Got this one on my kindle reader from Amazon, and chewed through it in a couple of days. I'll start with the good stuff - it's certainly an engaging read, which is an accomplishment for a book in which (deliberately) pretty much nothing happens. The author has said that he's wanting to write a book about ordinary people in their day-to-day lives, and he's managed to do this admirably.
Lots of people have praised the setting and world building in this book, and I'd have to concur with them - it's a lovely conception of a universe, and a nice change from action or effects-driven science fiction writing. The engagement in the story is almost fully character driven, which lends it a nice universality.
But (and, I'm afraid, there is a but) it is, to my mind at least, a flawed novel in a few ways.
Firstly, while I can appreciate the author wanting to avoid a conflict driven narrative (and commend him for doing so), he seems to have taken the standpoint that the best way to avoid conflict is to have absolutely nothing bad ever happen to anyone. Nobody is ever really depressed. Nobody wakes up not wanting to go on shift that morning. Every trade works out brilliantly for all involved. The ship never seems to develop even a tiny fault which needs fixing. In one scene, even the filthy job of cleaning dead algae off the ship's scrubber matrix manages to come across as something of a lark for all involved. And for me, this anodyne good karma which pervaded the book also managed to strip it of some of its soul. The protagonist is named Ishmael, after the central character in Moby Dick (Indeed, the book opens with a direct nod to Herman Melville's classic), but there the parallels with the doomed voyage of the Pequod end. By the end of the book, it's closer to a trip aboard the Love Boat.
Secondly, the writing, which is by no means bad, is also by no means good. It's readable, but not - for my money at least - as polished as I'd have liked from a commercially published novel. This might well be something to do with the fact that the book - and all the others in this series - were originally 'written' and released as podcasts, and thus originally construed as audiobooks. I can certainly imagine them as effective in that format, but there's a large gap between the way people talk, and the way we read, and my feeling is that the translation from audio file to the page hasn't been entirely successful. I kept wanting to grab a red pen and give certain paragraphs a good tightening. Which wouldn't have been good for my iPad, if nothing else....

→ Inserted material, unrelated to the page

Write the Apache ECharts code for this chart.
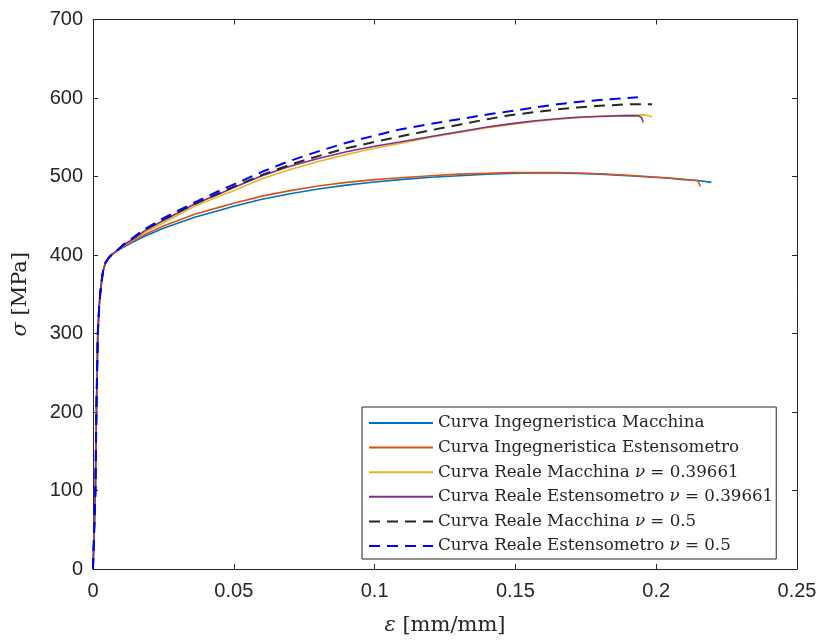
<!DOCTYPE html>
<html><head><meta charset="utf-8">
<script src="https://cdn.jsdelivr.net/npm/echarts@6/dist/echarts.min.js"></script>
<style>html,body{margin:0;padding:0;background:#fff}#c{width:820px;height:641px}</style>
</head><body><div id="c"></div>
<script>
// ---- data ----
const seriesNames = [
  'Curva Ingegneristica Macchina',
  'Curva Ingegneristica Estensometro',
  'Curva Reale Macchina ν = 0.39661',
  'Curva Reale Estensometro ν = 0.39661',
  'Curva Reale Macchina ν = 0.5',
  'Curva Reale Estensometro ν = 0.5'
];
const xTicks = [0, 0.05, 0.1, 0.15, 0.2, 0.25];
const yTicks = [0, 100, 200, 300, 400, 500, 600, 700];

// shared elastic segment
const elasticStrain = [0, 0.00085, 0.0012, 0.0017, 0.0022, 0.0026, 0.0031, 0.0036, 0.0044, 0.0053, 0.0065, 0.0083];
const elasticStress = [0, 100, 200, 300, 335, 352, 368, 380, 390, 395, 400, 405];

const engMachStrain = [0.011, 0.0145, 0.0184, 0.025, 0.0361, 0.045, 0.05, 0.06, 0.07, 0.08, 0.09, 0.1, 0.109, 0.12, 0.13, 0.14, 0.148, 0.157, 0.165, 0.172, 0.18, 0.19, 0.2036, 0.21, 0.215, 0.2196];
const engMachStress = [410, 417, 424, 434, 448, 457, 462, 471, 478, 484, 489, 493, 496, 499, 501, 503, 504, 504.5, 504.5, 504, 503, 501, 498, 496, 495, 492.5];

const engEstStrain = [0.011, 0.0145, 0.0184, 0.025, 0.0361, 0.045, 0.05, 0.06, 0.07, 0.08, 0.09, 0.1, 0.109, 0.12, 0.13, 0.14, 0.148, 0.157, 0.165, 0.172, 0.18, 0.19, 0.2036, 0.21, 0.2148, 0.2153, 0.2157];
const engEstStress = [411, 419, 426, 437, 452, 461, 466, 475, 482, 488, 492.5, 496, 498.5, 501, 503, 504, 505, 505, 505, 504.5, 503.5, 501.5, 498.5, 496.5, 494.5, 492, 487.5];

const realMach039Strain = [0.011, 0.0145, 0.0184, 0.025, 0.0361, 0.045, 0.05, 0.06, 0.07, 0.08, 0.09, 0.1, 0.109, 0.12, 0.13, 0.14, 0.148, 0.157, 0.165, 0.172, 0.18, 0.19, 0.196, 0.1985];
const realMach039Stress = [412, 420, 429, 441, 462, 475, 482, 497, 509, 519, 528, 536, 542, 550, 556, 562, 566, 570, 573, 575, 577, 578, 578.5, 576];

const realEst039Strain = [0.011, 0.0145, 0.0184, 0.025, 0.0361, 0.045, 0.05, 0.06, 0.07, 0.08, 0.09, 0.1, 0.109, 0.12, 0.13, 0.14, 0.148, 0.157, 0.165, 0.172, 0.18, 0.19, 0.194, 0.195, 0.1953];
const realEst039Stress = [413, 421, 431, 444, 465, 478, 486, 501, 513, 523, 531.5, 538.5, 544, 551, 557, 563, 567, 571, 573.5, 575.5, 576.5, 577.5, 577, 574, 569];

const realMach05Strain = [0.011, 0.0145, 0.0184, 0.025, 0.0361, 0.045, 0.05, 0.06, 0.07, 0.08, 0.09, 0.1, 0.109, 0.12, 0.13, 0.14, 0.148, 0.157, 0.165, 0.172, 0.18, 0.19, 0.1985];
const realMach05Stress = [413, 422, 432, 445, 465, 479, 487, 502, 515, 526, 536, 544, 551, 559, 566, 573, 578, 582, 585.5, 588, 590, 592, 592];

const realEst05Strain = [0.011, 0.0145, 0.0184, 0.025, 0.0361, 0.045, 0.05, 0.06, 0.07, 0.08, 0.09, 0.1, 0.109, 0.12, 0.13, 0.14, 0.148, 0.157, 0.165, 0.172, 0.18, 0.19, 0.1935];
const realEst05Stress = [414, 423, 433, 447, 467, 482, 490, 506, 520, 532, 543, 552, 560, 567, 573, 579, 583, 588, 592, 595, 597.5, 600, 601];

// ---- build ----
function pairs(xs, ys) {
  const out = [];
  for (let i = 0; i < elasticStrain.length; i++) out.push([elasticStrain[i], elasticStress[i]]);
  for (let i = 0; i < xs.length; i++) out.push([xs[i], ys[i]]);
  return out;
}
const curves = [
  [engMachStrain, engMachStress],
  [engEstStrain, engEstStress],
  [realMach039Strain, realMach039Stress],
  [realEst039Strain, realEst039Stress],
  [realMach05Strain, realMach05Stress],
  [realEst05Strain, realEst05Stress]
];
const colors = ['#0072BD', '#D95319', '#EDB120', '#7E2F8E', '#262626', '#0000FF'];
const styles = [
  {type: 'solid', width: 1.6},
  {type: 'solid', width: 1.6},
  {type: 'solid', width: 1.6},
  {type: 'solid', width: 1.6},
  {type: [11, 7], width: 2},
  {type: [11, 7], width: 2}
];

const axisCol = '#262626';
const tickFont = {fontFamily: 'Liberation Sans, Arial, sans-serif', fontSize: 20, color: axisCol};
const serif = 'DejaVu Serif';

const chart = echarts.init(document.getElementById('c'), null, {renderer: 'canvas'});
chart.setOption({
  animation: false,
  backgroundColor: '#fff',
  grid: {left: 93, top: 19.5, right: 23, bottom: 67.5, containLabel: false},
  xAxis: [{
    type: 'value', min: xTicks[0], max: xTicks[xTicks.length - 1], interval: 0.05,
    axisLine: {show: true, onZero: false, lineStyle: {color: axisCol, width: 1}},
    axisTick: {show: true, inside: true, length: 5, lineStyle: {color: axisCol}},
    axisLabel: Object.assign({margin: 12}, tickFont),
    splitLine: {show: false},
    name: '{i|ε} [mm/mm]', nameLocation: 'middle', nameGap: 46,
    nameTextStyle: {fontFamily: serif, fontSize: 21, color: axisCol,
      rich: {i: {fontFamily: serif, fontStyle: 'italic', fontSize: 21, color: axisCol}}}
  }, {
    type: 'value', position: 'top', min: xTicks[0], max: xTicks[xTicks.length - 1], interval: 0.05,
    axisLine: {show: true, onZero: false, lineStyle: {color: axisCol, width: 1}},
    axisTick: {show: true, inside: true, length: 5, lineStyle: {color: axisCol}},
    axisLabel: {show: false}, splitLine: {show: false}
  }],
  yAxis: [{
    type: 'value', min: yTicks[0], max: yTicks[yTicks.length - 1], interval: 100,
    axisLine: {show: true, onZero: false, lineStyle: {color: axisCol, width: 1}},
    axisTick: {show: true, inside: true, length: 5, lineStyle: {color: axisCol}},
    axisLabel: Object.assign({margin: 10}, tickFont),
    splitLine: {show: false},
    name: '{i|σ} [MPa]', nameLocation: 'middle', nameGap: 62, nameRotate: 90,
    nameTextStyle: {fontFamily: serif, fontSize: 21, color: axisCol,
      rich: {i: {fontFamily: serif, fontStyle: 'italic', fontSize: 21, color: axisCol}}}
  }, {
    type: 'value', position: 'right', min: yTicks[0], max: yTicks[yTicks.length - 1], interval: 100,
    axisLine: {show: true, onZero: false, lineStyle: {color: axisCol, width: 1}},
    axisTick: {show: true, inside: true, length: 5, lineStyle: {color: axisCol}},
    axisLabel: {show: false}, splitLine: {show: false}
  }],
  legend: {
    orient: 'vertical', left: 362, top: 407,
    backgroundColor: '#fff', borderColor: axisCol, borderWidth: 1, borderRadius: 0,
    padding: [7, 3, 4, 6],
    itemWidth: 64, itemHeight: 18, itemGap: 6.6,
    itemStyle: {opacity: 0},
    data: seriesNames,
    formatter: function (n) { return n.replace('ν', '{i|ν}'); },
    textStyle: {fontFamily: serif, fontSize: 16.7, color: axisCol, lineHeight: 18,
      rich: {i: {fontFamily: serif, fontStyle: 'italic', fontSize: 16.7, color: axisCol}}}
  },
  series: curves.map(function (c, k) {
    return {
      name: seriesNames[k], type: 'line', xAxisIndex: 0, yAxisIndex: 0,
      data: pairs(c[0], c[1]),
      symbol: 'none', showSymbol: false, smooth: false,
      color: colors[k],
      lineStyle: {color: colors[k], width: styles[k].width, type: styles[k].type},
      z: 2 + k
    };
  })
});
</script>
</body></html>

Finally, and this probably relates a little to my first point, the characterisation - particularly of the protagonist - seems just a little... off. Sure he's empathetic, interesting, clever and resourceful. But he also comes across as something of a robot. Case in point - His mother dies on the first page of the book (sorry for the spoiler, but as that event is also covered in the blurb and marketing material for the book, I figure it's not a huge one). We're told he feels disconnected and a sense of loss, and a couple of times later in the book other characters pay lip service to this fact, but - and here's my problem - in real terms it doesn't really seem to effect him. There are none of the stages of grieving - no denial, no anger; Ish just seems to jump straight to a kind of resigned acceptance, and then promptly moves on with his life. And this, for me, didn't ring true - right from the outset. It also made me regard his relationships with all the other characters with a kind of underlying distrust.
Overall, then, this is - despite everything I've just said - still worth a read. It's a nicely conceived idea, and a clever variation on a lot of classic science fiction, in that it takes what are essentially universal human experiences and uses them to drive the story, rather than relying upon clever setting ideas or advanced technology. It's engaging and readable, and I have no doubt that at some point I'll work my way through the rest of the books in the series (though I'm going to wait a while, until they're all available on kindle - the second book has had some very lukewarm reviews, and I suspect I'm going to want at least one after that to keep my momentum up...)
Worth a look, though I'd suggest doing your homework on it first.